Senegal and The Gambia will hold talks on Sunday aimed at ending a three-month border blockade that has created shortages of essential daily items on both sides of the frontier.
Gambian authorities slapped a hundred-fold hike on fees for trucks entering its territory — which is completely surrounded by Senegal — without warning in February, infuriating Senegalese drivers who are now blockading the border.
Since then, Senegalese and Gambians alike have suffered shortages and the Economic Community of West African States (ECOWAS) has waded in to mediate the dispute, so far without success.
Exacerbating tensions, a long-promised bridge across the river that takes up most of The Gambia’s territory has been delayed for decades, though is now due to be completed in 2017.
“This is the sixth blockade since 2000… we are demanding the border be opened at all hours, not closed every day between 7 pm and 7 am, and a bridge,” Pape Seydou Dianko, a well-known figure among Senegal’s militant transport unions, told AFP last week in the sleepy Senegalese border town of Karang where a long line of trucks sat idle.

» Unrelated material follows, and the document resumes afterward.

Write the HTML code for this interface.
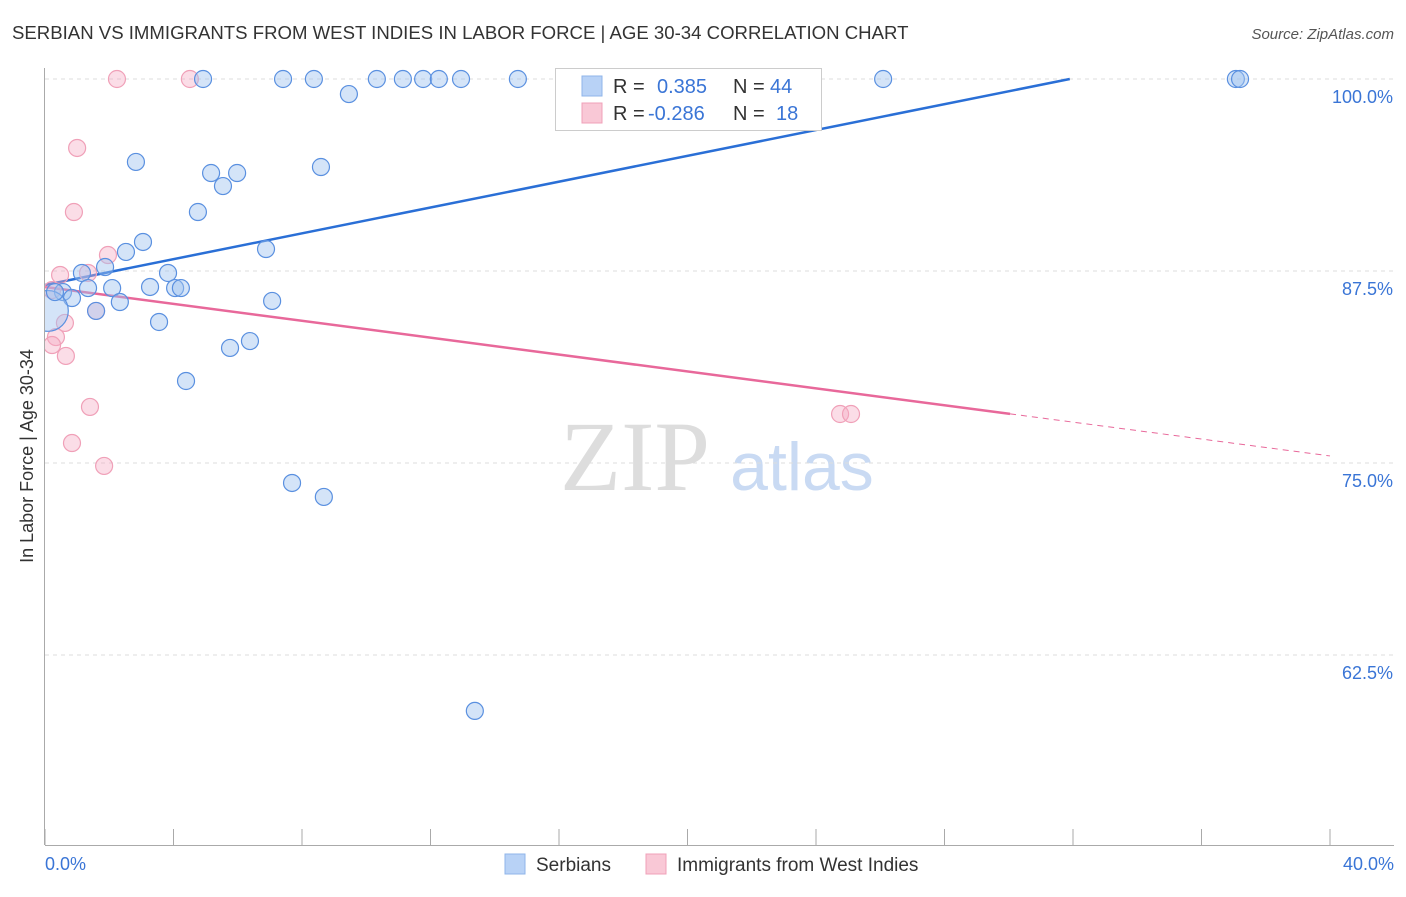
<!DOCTYPE html>
<html><head><meta charset="utf-8"><style>
body{margin:0;background:#fff;font-family:"Liberation Sans",sans-serif;}
</style></head><body>
<svg id="chart" width="1406" height="892" viewBox="0 0 1406 892" xmlns="http://www.w3.org/2000/svg" font-family="Liberation Sans, sans-serif">
<text x="12" y="39" font-size="18.6" fill="#333">SERBIAN VS IMMIGRANTS FROM WEST INDIES IN LABOR FORCE | AGE 30-34 CORRELATION CHART</text>
<text x="1394" y="39" font-size="15" fill="#555" font-style="italic" text-anchor="end">Source: ZipAtlas.com</text>
<text x="33" y="456" font-size="18" fill="#333" text-anchor="middle" transform="rotate(-90 33 456)">In Labor Force | Age 30-34</text>
<g>
<text x="635" y="490" font-size="100" fill="#ddd" font-family="Liberation Serif, serif" text-anchor="middle">ZIP</text>
<text x="802" y="490" font-size="68" fill="#c9daf3" text-anchor="middle">atlas</text>
</g>
<g id="grid"></g>
<g id="axes"></g>
<defs><clipPath id="clip"><rect x="45" y="60" width="1360" height="785"/></clipPath></defs>
<g id="lines"></g>
<g id="pts" clip-path="url(#clip)"></g>
<g>
<rect x="555.5" y="68.5" width="266" height="62" fill="#fff" stroke="#ccc"/>
<rect x="582" y="76" width="20" height="20" fill="#b8d2f6" stroke="#8fb4ea"/>
<rect x="582" y="103" width="20" height="20" fill="#f9c8d6" stroke="#f0a0b8"/>
<text x="613" y="93" font-size="20" fill="#333">R =</text>
<text x="657" y="93" font-size="20" fill="#3a75d6">0.385</text>
<text x="733" y="93" font-size="20" fill="#333">N =</text>
<text x="770" y="93" font-size="20" fill="#3a75d6">44</text>
<text x="613" y="120" font-size="20" fill="#333">R =</text>
<text x="648" y="120" font-size="20" fill="#3a75d6">-0.286</text>
<text x="733" y="120" font-size="20" fill="#333">N =</text>
<text x="776" y="120" font-size="20" fill="#3a75d6">18</text>
</g>
<g>
<rect x="505" y="854" width="20" height="20" fill="#b8d2f6" stroke="#8fb4ea"/>
<text x="536" y="871" font-size="19" fill="#333">Serbians</text>
<rect x="646" y="854" width="20" height="20" fill="#f9c8d6" stroke="#f0a0b8"/>
<text x="677" y="871" font-size="19" fill="#333">Immigrants from West Indies</text>
</g>
</svg>
<script>
const xTicks=[0,4,8,12,16,20,24,28,32,36,40];
const yTicks=[62.5,75,87.5,100];
const yTickLabels=["62.5%","75.0%","87.5%","100.0%"];
const serbX=[4.92,7.41,8.37,10.33,11.14,11.77,12.26,12.95,14.72,26.09,37.07,37.20,9.46,2.83,5.17,5.98,5.54,8.59,4.76,3.05,2.52,6.88,1.87,1.15,3.83,3.27,2.09,1.34,4.05,4.23,0.56,0.84,2.33,7.07,1.59,0.09,3.55,5.76,6.38,4.39,7.69,8.68,13.38,0.31];
const serbY=[100,100,100,100,100,100,100,100,100,100,100,100,99.02,94.6,93.88,93.88,93.03,94.27,91.34,89.39,88.74,88.93,87.76,87.37,87.37,86.46,86.39,86.39,86.39,86.39,86.13,85.74,85.48,85.55,84.9,84.9,84.18,82.49,82.94,80.34,73.7,72.79,58.86,86.13];
const serbSize=[1,1,1,1,1,1,1,1,1,1,1,1,1,1,1,1,1,1,1,1,1,1,1,1,1,1,1,1,1,1,1,1,1,1,1,2.4,1,1,1,1,1,1,1,1];
const wiX=[2.24,4.51,1.0,0.90,1.96,0.47,1.34,0.22,1.59,0.62,0.34,0.22,0.65,1.40,0.84,1.84,24.75,25.09];
const wiY=[100,100,95.51,91.34,88.54,87.24,87.37,86.26,84.9,84.12,83.2,82.68,81.97,78.65,76.3,74.81,78.19,78.19];
const serbTrend=[0,86.59,31.9,100];
const wiTrend=[0,86.46,40,75.46,30.04];
const X=v=>45+v/40*1285, Y=v=>79+(100-v)/12.5*192;
const NS="http://www.w3.org/2000/svg";
function mk(tag,attrs,parent){const e=document.createElementNS(NS,tag);for(const k in attrs)e.setAttribute(k,attrs[k]);parent.appendChild(e);return e;}
const grid=document.getElementById('grid'),axes=document.getElementById('axes'),lines=document.getElementById('lines'),pts=document.getElementById('pts');
yTicks.forEach((t,i)=>{
 const l=mk('line',{x1:45,x2:1394,y1:Y(t),y2:Y(t),stroke:'#ddd','stroke-dasharray':'4,4'},grid);
 
 
 const tx=mk('text',{x:1393,y:Y(t)+24,'font-size':18,fill:'#3a75d6','text-anchor':'end'},axes);
 tx.textContent=yTickLabels[i];
 
 
});
const ya=mk('line',{x1:44.5,x2:44.5,y1:68,y2:845,stroke:'#aaa'},axes);


const xa=mk('line',{x1:45,x2:1394,y1:845.5,y2:845.5,stroke:'#aaa'},axes);


xTicks.forEach(t=>{
 const l=mk('line',{x1:X(t),x2:X(t),y1:829,y2:845,stroke:'#aaa'},axes);
 
 
});
const xl0=mk('text',{x:45,y:870,'font-size':18,fill:'#3a75d6'},axes);xl0.textContent=xTicks[0].toFixed(1)+'%';


const xl1=mk('text',{x:1394,y:870,'font-size':18,fill:'#3a75d6','text-anchor':'end'},axes);xl1.textContent=xTicks[xTicks.length-1].toFixed(1)+'%';


wiX.forEach((v,i)=>{
 const c=mk('circle',{cx:X(v),cy:Y(wiY[i]),r:8.5,fill:'rgba(246,170,195,0.4)',stroke:'#f0a0b8','stroke-width':1.2},pts);
 
 
});
serbX.forEach((v,i)=>{
 const c=mk('circle',{cx:X(v),cy:Y(serbY[i]),r:8.5*serbSize[i],fill:'rgba(160,195,240,0.45)',stroke:'#5a90e0','stroke-width':1.2},pts);
 
 
});
const bl=mk('line',{x1:X(serbTrend[0]),y1:Y(serbTrend[1]),x2:X(serbTrend[2]),y2:Y(serbTrend[3]),stroke:'#2a6fd6','stroke-width':2.5},lines);


const slope=(wiTrend[3]-wiTrend[1])/(wiTrend[2]-wiTrend[0]);
const ye=wiTrend[1]+slope*wiTrend[4];
const pl=mk('line',{x1:X(wiTrend[0]),y1:Y(wiTrend[1]),x2:X(wiTrend[4]),y2:Y(ye),stroke:'#e8689a','stroke-width':2.5},lines);


const pd=mk('line',{x1:X(wiTrend[4]),y1:Y(ye),x2:X(wiTrend[2]),y2:Y(wiTrend[3]),stroke:'#e8689a','stroke-width':1,'stroke-dasharray':'6,5'},lines);


</script>
</body></html>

Dianko and his allies pose a headache for the two countries’ foreign ministers whose meeting in Dakar will be the first official talks on the topic since the border was effectively sealed off to commercial traffic.
Although the Gambian authorities have since reverted to their original tariff, years of bad-tempered exchanges at the border have taken their toll, and Senegal’s deliverymen are still refusing to allow the free passage of goods.
The result is a 500-kilometre (310-mile) detour around Gambian territory from Senegal’s northern cities in order to access the rural southern region of Casamance.
“The detour is tough but it’s the price to pay for the endless hassle from the Gambian police and customs officers,” said Senegalese transporter and trade unionist Baby Toure at the Keur Ayib border post.
– ‘Tired’ of blockade –
Senegalese media reported last month that power outages have become ever more frequent in the Gambian capital due to a lack of fuel.
“In The Gambia, people are tired of the blockade. We are short of many items, including salt. This situation has to be resolved,” said one resident of the Gambian border village Keur Ali, who asked not to be named.
Senegalese driver Modou Gueye found himself stuck in Keur Ali by the closure, and had to leave his vehicle where it stood. Although the blockade applies to all commercial vehicles, passengers are still allowed to cross.
“My truck, which is full of fabric, has been stuck here for three months,” he said, while his colleagues reported being forced to rent properties to store their goods.
Gambians are well-used to such deprivations: in 2005 a months-long blockade over ferry tariffs by Senegalese truckers left Gambians with a shortage of bottled butane and no cement, devastating its construction industry and driving up food prices.
The dispute flared up again in 2014 when Senegal shut the frontier for several weeks.
On Friday, Senegal’s foreign minister said he was “ready” to discuss the current border dispute, which although has never received official backing by Dakar, has never been publicly condemned.